**RAW DATA**:

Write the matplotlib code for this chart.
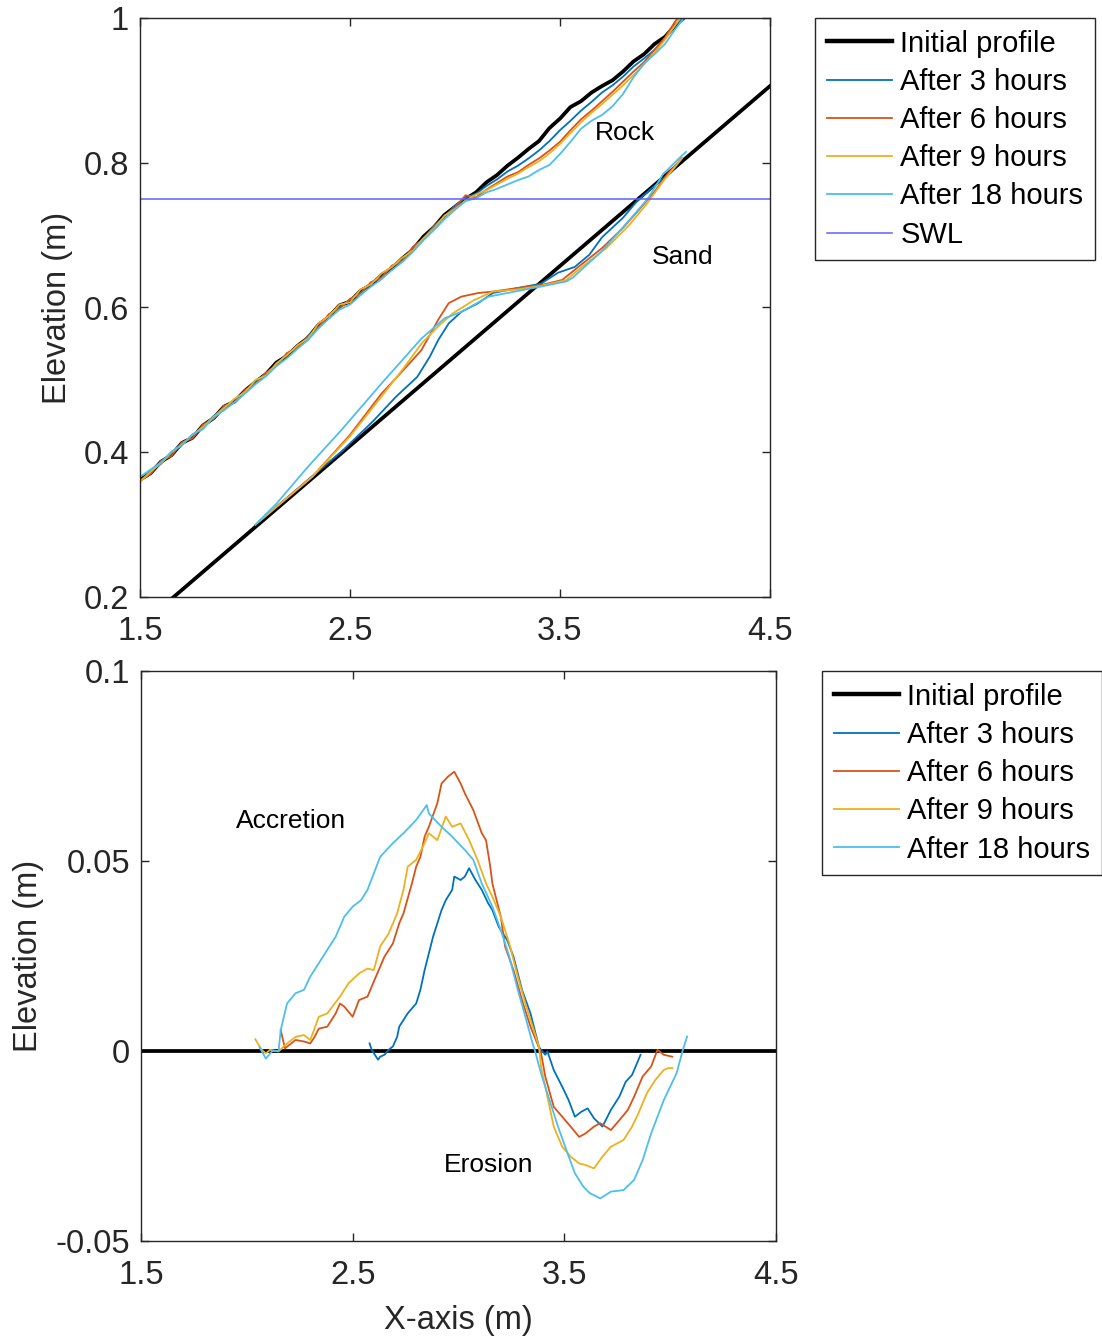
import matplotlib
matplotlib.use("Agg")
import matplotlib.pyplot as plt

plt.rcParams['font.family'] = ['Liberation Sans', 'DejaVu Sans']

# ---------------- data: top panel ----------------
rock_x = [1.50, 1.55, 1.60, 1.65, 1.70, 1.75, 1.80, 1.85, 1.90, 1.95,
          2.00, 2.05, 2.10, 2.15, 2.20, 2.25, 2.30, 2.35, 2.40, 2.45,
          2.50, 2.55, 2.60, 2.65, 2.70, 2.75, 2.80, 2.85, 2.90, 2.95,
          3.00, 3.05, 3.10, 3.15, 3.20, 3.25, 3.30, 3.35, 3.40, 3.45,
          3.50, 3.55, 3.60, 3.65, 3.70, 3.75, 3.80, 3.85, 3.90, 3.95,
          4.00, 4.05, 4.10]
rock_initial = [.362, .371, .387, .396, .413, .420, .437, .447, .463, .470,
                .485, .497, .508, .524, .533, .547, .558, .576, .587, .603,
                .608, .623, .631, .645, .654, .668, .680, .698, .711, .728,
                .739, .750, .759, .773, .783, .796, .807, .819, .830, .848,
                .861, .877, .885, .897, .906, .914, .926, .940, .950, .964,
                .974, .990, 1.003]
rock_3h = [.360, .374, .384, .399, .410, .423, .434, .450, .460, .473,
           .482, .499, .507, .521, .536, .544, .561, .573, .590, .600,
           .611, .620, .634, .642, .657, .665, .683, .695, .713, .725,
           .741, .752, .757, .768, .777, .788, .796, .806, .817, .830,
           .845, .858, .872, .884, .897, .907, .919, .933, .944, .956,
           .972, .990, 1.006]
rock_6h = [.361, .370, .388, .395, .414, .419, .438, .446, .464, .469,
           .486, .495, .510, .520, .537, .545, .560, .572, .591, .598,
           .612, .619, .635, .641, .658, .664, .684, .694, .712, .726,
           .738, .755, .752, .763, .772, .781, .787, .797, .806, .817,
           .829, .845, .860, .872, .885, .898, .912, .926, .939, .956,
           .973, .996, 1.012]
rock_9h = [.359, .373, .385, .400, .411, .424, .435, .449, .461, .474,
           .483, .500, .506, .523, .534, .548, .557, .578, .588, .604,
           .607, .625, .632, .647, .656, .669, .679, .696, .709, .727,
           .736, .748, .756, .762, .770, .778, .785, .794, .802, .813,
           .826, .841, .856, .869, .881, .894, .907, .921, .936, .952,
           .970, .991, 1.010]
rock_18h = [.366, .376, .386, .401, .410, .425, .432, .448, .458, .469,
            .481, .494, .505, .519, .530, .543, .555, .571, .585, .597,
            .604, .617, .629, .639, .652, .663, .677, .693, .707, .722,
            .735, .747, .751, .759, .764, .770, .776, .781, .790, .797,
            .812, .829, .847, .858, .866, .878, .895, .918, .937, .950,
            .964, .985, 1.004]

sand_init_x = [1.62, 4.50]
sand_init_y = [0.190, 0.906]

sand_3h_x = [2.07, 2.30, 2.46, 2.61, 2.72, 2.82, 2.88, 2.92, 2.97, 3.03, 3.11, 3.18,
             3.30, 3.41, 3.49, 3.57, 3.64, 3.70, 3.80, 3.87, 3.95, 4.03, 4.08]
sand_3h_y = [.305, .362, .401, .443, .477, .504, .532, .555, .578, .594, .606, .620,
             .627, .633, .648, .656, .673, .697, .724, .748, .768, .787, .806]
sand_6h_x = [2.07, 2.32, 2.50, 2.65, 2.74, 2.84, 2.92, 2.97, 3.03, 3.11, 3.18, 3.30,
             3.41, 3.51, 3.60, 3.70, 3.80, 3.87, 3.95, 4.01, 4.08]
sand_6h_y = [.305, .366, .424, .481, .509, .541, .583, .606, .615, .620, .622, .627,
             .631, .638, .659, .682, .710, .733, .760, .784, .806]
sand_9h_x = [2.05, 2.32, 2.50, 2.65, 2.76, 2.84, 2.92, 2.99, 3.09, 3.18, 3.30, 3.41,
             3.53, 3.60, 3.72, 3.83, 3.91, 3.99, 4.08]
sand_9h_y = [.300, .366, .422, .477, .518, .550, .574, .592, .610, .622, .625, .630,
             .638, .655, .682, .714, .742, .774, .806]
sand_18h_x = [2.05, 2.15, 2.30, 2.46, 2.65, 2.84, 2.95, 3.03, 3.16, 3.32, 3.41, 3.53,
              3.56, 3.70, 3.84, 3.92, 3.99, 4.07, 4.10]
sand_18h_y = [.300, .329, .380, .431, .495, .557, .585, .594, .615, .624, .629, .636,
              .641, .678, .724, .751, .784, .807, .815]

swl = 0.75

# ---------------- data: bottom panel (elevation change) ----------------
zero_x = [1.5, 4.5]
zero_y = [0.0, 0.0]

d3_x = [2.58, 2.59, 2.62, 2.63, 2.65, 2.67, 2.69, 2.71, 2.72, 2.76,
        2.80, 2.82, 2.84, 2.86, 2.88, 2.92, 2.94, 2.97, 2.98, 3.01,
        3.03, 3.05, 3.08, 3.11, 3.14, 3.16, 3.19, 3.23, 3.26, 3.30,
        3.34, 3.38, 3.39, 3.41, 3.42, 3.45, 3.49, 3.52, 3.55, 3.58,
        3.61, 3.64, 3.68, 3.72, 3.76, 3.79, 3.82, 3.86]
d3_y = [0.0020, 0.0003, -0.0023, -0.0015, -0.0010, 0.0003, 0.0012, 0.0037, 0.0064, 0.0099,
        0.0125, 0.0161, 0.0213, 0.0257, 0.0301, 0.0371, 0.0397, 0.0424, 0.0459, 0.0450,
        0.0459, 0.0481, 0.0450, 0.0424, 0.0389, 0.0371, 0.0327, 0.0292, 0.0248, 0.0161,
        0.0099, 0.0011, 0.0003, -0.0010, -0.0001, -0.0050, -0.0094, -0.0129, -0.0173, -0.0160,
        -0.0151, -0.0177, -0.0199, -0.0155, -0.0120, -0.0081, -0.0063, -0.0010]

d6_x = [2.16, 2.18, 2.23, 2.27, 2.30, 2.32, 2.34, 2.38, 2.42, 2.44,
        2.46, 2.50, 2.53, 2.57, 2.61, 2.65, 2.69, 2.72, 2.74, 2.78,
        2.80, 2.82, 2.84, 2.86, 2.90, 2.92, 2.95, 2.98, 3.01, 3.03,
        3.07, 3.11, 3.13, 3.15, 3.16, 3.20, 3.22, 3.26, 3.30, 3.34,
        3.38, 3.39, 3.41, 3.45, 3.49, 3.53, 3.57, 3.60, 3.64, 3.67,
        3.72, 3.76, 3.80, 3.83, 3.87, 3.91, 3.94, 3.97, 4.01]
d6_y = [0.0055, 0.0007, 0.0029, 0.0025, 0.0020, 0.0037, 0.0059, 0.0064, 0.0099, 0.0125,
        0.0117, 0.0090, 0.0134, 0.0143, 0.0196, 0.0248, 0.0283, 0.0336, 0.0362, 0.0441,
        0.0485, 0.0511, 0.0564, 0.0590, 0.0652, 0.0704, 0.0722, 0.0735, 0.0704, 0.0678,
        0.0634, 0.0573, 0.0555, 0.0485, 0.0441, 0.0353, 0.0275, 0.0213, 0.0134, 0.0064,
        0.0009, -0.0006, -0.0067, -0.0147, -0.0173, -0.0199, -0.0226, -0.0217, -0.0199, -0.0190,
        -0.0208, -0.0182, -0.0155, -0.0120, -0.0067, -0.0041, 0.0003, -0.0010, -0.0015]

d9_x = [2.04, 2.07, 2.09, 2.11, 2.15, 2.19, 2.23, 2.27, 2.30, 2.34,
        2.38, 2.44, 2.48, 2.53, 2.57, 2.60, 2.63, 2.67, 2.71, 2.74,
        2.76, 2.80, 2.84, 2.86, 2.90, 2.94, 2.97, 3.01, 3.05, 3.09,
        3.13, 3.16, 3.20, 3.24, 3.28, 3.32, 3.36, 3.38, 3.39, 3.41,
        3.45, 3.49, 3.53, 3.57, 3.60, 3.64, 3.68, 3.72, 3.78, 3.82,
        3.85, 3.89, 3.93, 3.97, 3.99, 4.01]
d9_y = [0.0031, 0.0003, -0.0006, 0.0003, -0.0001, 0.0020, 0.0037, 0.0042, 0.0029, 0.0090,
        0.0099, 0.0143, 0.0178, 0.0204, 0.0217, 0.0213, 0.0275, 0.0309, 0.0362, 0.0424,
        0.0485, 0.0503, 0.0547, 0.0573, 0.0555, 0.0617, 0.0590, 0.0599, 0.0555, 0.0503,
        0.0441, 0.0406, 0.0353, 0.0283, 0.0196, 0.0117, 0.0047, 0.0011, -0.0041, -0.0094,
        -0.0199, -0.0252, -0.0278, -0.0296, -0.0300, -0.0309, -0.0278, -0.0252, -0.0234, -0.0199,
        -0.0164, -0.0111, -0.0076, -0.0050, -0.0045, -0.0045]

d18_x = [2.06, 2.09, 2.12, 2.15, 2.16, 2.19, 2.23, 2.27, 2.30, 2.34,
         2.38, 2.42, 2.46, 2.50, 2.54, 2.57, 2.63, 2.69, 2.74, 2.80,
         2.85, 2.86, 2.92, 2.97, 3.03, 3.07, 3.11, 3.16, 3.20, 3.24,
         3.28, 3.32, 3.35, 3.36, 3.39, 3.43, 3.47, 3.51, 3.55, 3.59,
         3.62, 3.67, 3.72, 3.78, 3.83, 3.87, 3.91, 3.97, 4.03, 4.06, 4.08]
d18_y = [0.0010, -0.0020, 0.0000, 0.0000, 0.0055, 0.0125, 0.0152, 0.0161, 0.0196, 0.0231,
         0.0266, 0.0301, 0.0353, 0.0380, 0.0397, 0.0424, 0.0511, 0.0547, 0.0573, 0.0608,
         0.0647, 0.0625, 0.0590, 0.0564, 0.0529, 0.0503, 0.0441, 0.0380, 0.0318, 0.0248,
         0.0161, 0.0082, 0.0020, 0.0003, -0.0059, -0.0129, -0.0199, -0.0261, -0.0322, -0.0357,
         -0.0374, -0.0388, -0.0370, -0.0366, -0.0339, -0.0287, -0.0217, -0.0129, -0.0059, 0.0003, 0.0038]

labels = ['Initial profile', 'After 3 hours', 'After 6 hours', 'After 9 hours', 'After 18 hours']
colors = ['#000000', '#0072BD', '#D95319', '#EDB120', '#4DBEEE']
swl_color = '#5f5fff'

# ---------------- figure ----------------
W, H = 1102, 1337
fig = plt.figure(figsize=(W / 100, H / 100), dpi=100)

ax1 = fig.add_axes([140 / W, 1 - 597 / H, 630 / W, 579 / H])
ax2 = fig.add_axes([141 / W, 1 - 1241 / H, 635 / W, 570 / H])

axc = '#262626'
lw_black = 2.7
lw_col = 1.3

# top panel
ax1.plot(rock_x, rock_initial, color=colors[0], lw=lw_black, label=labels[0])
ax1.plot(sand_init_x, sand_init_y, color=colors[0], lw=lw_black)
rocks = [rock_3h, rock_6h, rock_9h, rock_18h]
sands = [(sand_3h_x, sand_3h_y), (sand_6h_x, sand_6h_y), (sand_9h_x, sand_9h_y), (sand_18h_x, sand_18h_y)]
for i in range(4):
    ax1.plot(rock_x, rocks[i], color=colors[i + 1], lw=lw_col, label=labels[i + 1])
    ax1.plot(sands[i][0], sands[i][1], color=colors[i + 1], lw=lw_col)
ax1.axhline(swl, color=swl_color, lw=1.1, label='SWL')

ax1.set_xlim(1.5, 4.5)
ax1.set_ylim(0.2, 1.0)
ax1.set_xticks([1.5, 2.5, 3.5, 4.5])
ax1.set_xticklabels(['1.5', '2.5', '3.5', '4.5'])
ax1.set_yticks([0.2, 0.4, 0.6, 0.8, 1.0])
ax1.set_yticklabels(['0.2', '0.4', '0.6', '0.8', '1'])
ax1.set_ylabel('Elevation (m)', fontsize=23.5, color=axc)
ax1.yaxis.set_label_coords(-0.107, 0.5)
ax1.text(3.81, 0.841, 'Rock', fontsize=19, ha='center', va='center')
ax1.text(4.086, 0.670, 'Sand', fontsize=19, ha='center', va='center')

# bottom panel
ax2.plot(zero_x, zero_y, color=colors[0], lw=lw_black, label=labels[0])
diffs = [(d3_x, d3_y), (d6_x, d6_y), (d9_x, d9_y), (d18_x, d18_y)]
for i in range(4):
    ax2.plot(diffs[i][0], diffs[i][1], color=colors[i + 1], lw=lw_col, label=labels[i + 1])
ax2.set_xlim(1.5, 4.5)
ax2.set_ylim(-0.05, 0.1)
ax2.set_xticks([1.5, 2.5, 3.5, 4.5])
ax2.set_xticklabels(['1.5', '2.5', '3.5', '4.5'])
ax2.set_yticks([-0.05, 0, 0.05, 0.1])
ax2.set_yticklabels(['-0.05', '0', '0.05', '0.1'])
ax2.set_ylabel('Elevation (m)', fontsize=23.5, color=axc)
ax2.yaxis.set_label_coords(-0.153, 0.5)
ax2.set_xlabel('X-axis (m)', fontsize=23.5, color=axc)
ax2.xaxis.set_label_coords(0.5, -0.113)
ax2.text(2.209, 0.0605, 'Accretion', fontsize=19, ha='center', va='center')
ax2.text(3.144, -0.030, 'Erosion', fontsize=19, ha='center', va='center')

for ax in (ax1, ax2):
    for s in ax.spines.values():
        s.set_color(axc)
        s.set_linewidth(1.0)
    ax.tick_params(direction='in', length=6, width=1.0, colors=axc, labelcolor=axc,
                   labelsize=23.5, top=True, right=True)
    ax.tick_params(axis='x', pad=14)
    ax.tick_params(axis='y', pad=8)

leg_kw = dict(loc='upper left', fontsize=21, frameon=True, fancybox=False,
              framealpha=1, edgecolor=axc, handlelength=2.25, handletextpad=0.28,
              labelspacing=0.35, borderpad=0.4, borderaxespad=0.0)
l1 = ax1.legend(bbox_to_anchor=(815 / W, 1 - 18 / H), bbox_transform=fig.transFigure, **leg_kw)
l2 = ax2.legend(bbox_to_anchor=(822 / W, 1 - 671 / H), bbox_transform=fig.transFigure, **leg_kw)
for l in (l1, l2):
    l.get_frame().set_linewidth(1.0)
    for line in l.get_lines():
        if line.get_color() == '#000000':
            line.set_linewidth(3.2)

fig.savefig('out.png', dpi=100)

**PROBLEM REQUIREMENTS**: Starting at the top of the listing above, please restate word for word each line up to and including the one that holds "plt.rcParams['font.family'] = ['Liberation", omitting every image.

**EXERCISE RESULT**:
Write the matplotlib code for this chart.
import matplotlib
matplotlib.use("Agg")
import matplotlib.pyplot as plt

plt.rcParams['font.family'] = ['Liberation Sans', 'DejaVu Sans']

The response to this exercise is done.